31.12.2001 

Tudo a postos no Kursk

O terror islamista e o auto-afundamento da Esquerda radical

Ernst Lohoff

Os atentados suicidas de 11 de Setembro não só mandaram pelos ares as Torres Gémeas de Nova Iorque, como também rebentam com o sistema de referências político. Não é que se pudesse imputar à política qualquer acanhamento perante pilhas de cadáveres, mas ela entretém uma relação utilitária com a violência e o assassínio de massas.

Não é tanto o número de vítimas em si que torna os acontecimentos de Nova Iorque especialmente monstruosos, como o rompimento com a lógica do recurso à violência política, a elevação do crime a fim em si. Quem se recorda do terrorismo dos anos setenta, lembra-se de sequestros com o objectivo de obter a libertação de correligionários presos, declarações fastidiosas, exigências concretas e o constante esforço pelo reconhecimento enquanto sujeito politico-militar e interlocutor a ter em conta. Tudo isto é profundamente estranho ao novo terror do morticínio indiscriminado. O meio e o fim, o acto de (auto-)destruição e a mensagem coincidem nele da forma mais imediata.
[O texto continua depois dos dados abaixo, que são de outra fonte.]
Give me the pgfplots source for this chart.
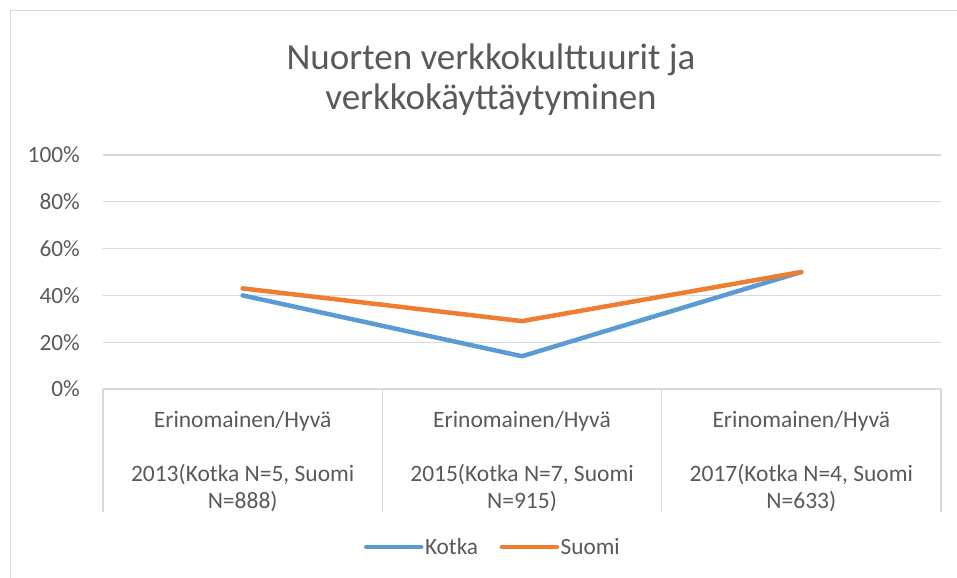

Desafiado por um adversário que virou costas ao universo político, a política oficial reage da mesma forma como sempre quando se tornam visíveis os seus limites históricos, nomeadamente recorrendo à estratégia da negação. Desbobina o seu programa e tenta responder com medidas politico-militares onde não há lugar a soluções politico-militares. No entanto, é precisamente com isso que a política oficial segue as pegadas do seu inimigo declarado e assim adquire, ela própria, uma relação profundamente irracional com o uso da violência.

A campanha pós-estratégica do Afeganistão inaugura um capítulo inteiramente novo da longa história da guerra: a guerra como acto simbólico. Quanto às operações militares contra os talibãs era, desde o início, ponto assente que elas iriam alcançar o preciso oposto do objectivo declarado. Providenciam um clima em que cresce e viceja exactamente o que se pretende combater, nomeadamente o terrorismo suicida e indiscriminado.

Ao menos do lado dos que estão desprovidos de responsabilidades políticas, os trezentos anos do esclarecimento parecem ter deixado algum rasto de bom senso. A acção punitiva mais falha de sentido desde que Xerxes, por vingança pelo atraso da travessia do seu exército de invasão causado por uma tempestade, mandou chicotear as ondas do Mar Egeu, de modo algum é recebida por um coro unânime de aplausos; no medo da perda da normalidade parece, com efeito, imiscuir-se algo semelhante ao pressentimento da qualidade nova do conflito.

Um pequeno segmento do público, porém, mostra-se imune a qualquer laivo de consciência crítica: falamos da Esquerda radical. Se tomarmos como medida as publicações da Jungle World dedicadas ao nosso tema nas últimas semanas, no final da era política não é só a política e o poder em grande escala a enlouquecer e a fazer enlouquecer; uma política identitária orientada especificamente para o segmento da Esquerda não alinhada tem o mesmo efeito.

Já era de esperar que a ala anti-imperialista dificilmente iria fazer um brilharete teórico perante os acontecimentos de Nova Iorque. Uma crítica do capitalismo que não conhece outra coisa senão o cálculo de interesses cínico e racional das potências capitalistas e os interesses igualmente racionais, mas legítimos dos que se lhes encontram subjugados, simplesmente não dispõe de qualquer categoria para extrair algum sentido ao atentado suicida islamista. Enquanto os seus representantes não questionarem os seus próprios pressupostos, a bem dizer, não dispõem de outra escolha a não ser a de se tornarem autistas e de soterrarem os acontecimentos mais recentes sob as chalaças mais gastas de um anti-capitalismo redutor.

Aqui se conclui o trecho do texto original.